Example 1: Model, tensor sliced across 4 SoCs with P2P communication between the SoCs.
mdp_4soc_p2p.json
{
"connections": [
{
"devices": [0,1,2,3],
"type": "p2p"
}
],
"partitions": [
{
"name": "Partition0",
"devices": [
{
"deviceId": 0,
"numCores": 16
},
{
"deviceId": 1,
"numCores": 16
},
{
"deviceId": 2,
"numCores": 16
},
{
"deviceId": 3,
"numCores": 16
}
]
}
]
}
Example 2: Model, tensor sliced across 2 SoCs with communication through the host between the SoCs.

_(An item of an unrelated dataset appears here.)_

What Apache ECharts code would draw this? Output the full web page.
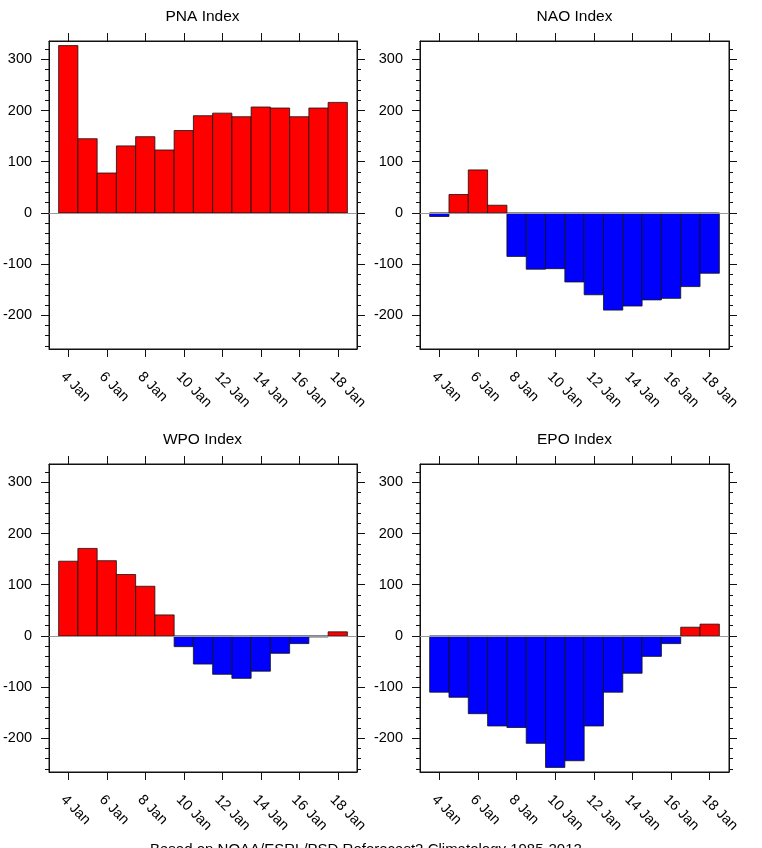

If no connections
are defined, the conectivity is assumed to be through the host
mdp_2soc_host.json
{
"partitions": [
{
"name": "Partition0",
"devices": [
{
"deviceId": 0,
"numCores": 16
},
{
"deviceId": 1,
"numCores": 16
}
]
}
]
}
To compile the model with the tensor sliced configurations, pass the device paritioning config file to qaic-exec
using mdp-load-partition-config
flag as shown below.
/opt/qti-aic/exec/qaic-exec \ -m=$model_path \ -aic-hw \ -aic-hw-version=2.0 \ -network-specialization-config=specializations.json \ -retained-state \ -convert-to-fp16 \ -mxfp6-matmul \ -aic-num-cores=${CORES} \ -custom-IO-list-file=${model_name}/custom_io.yaml \ -compile-only \ -aic-binary-dir=qpc/${model_name}-${BS}bs-${PL}pl-${CL}cl-${CORES}c-${SOCS}soc-mxfp6 \ -mdp-load-partition-config=mdp.json
Where:
- CORES is the number of NSP cores per AI 100 SoC, typically 16
- BS is batch size
- PL is the prompt length
- CL is the context length
- SOCS is the number of AI 100 SoCs (4 per Ultra Accelerator, or 1 per Std/Pro Accelerator)
Execution¶
Refer to Cloud-ai-sdk example for executing inference on multi-SoCs.
Recommendations¶
For very large models which are compiled for inter-SoC communication through the host, the host memory requirements can be large. If inference fails due to host or device resource exhaustion, try below options.
- Increase system memory (RAM) to 1TB and CPU count to 32 cores or higher.